The motions to dismiss the amended bill were sustained, “with leave to reframe same within 30 days to comply with equity rules.” Shortly before this time expired, appellants filed their second amended bill. This contains 42 paragraphs, and occupies 35 pages of the printed record. Defendants moved to dismiss for the same reasons addressed to the original bill and the first amended bill. The court sustained the motions, “and, the plaintiffs in open court having elected to stand by their second amended complaint,” it was dismissed for want of equity. .
We cannot undertake to make a synopsis of any one of these bills. Appellants in their brief, in an attempt to set forth what they call the substance of the second- amended bill, take 37 closely printed pages to do it. The original bill did not comply with equity rule 25, was prolix, indefinite, uncertain, filled with repetitions, redundancies, and conclusions, and the court properly directed it to be “radically reframed.” The first'amended bill, with some rearrangement of its averments and paragraphs, is a copy of the original bill, with additions to it, and the second amended bill is a like copy of the first amended bill, with still further additions to it. The first amended bill did not comply with the rule or with the order of the court, nor does the second bill do any better in this regard. Each amended bill offends against the rule and the order of the court more than its predecessor. The propriety of dismissing the second amended bill under the circumstances is not open to question.

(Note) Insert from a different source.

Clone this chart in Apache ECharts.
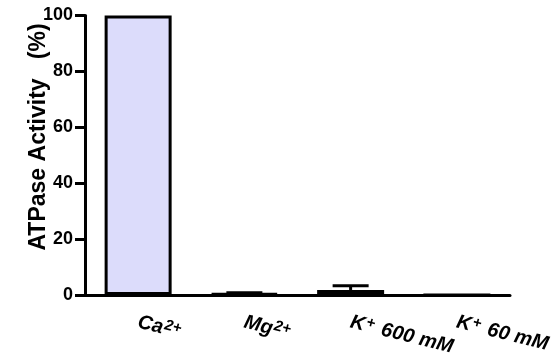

But it is insisted that the bill should not have been dismissed, if any material part of it is good; that is to say, in this case, the
Appellants in urging this suggest two theories for upholding the bill: That it is good as a creditor’s bill; and that it is sufficient to charge defendants as trustees ex maleficio. Conceding the general rule in creditors’ bills, as to judgment, execution, and return nulla bona, they maintain that the case falls within one of the recognized exceptions; that is, where á judgment and execution would be of no avail because of the insolvency of the defendants. The defendants are all charged with doing the things that are supposed to give rise to a cause of action, and there is no averment as to the insolvency of any but one. So far as the averments in the bill go, all the other defendants are solvent, and a judgment at law would furnish a complete remedy. The bill is not good as a creditors’ bill.
Nor is it sufficient to hold defendants as trustees ex maleficio. The basis of this action is fraud. The bill, to be good on this theory, must, among other things, charge that representations were made as to material facts and that such representations were false. Many representations of fact are charged, but only one of them is alleged to be false; that is, that the defendants did not “have an honest intention and purpose” to do certain things which are charged in a roundabout and indefinite way as having been inducements to plaintiffs to part with their money. Such a statement of an intention, even though false, cannot be made the basis of an action for fraud.
The bill is insufficient upon either theory urged, and the decree is affirmed.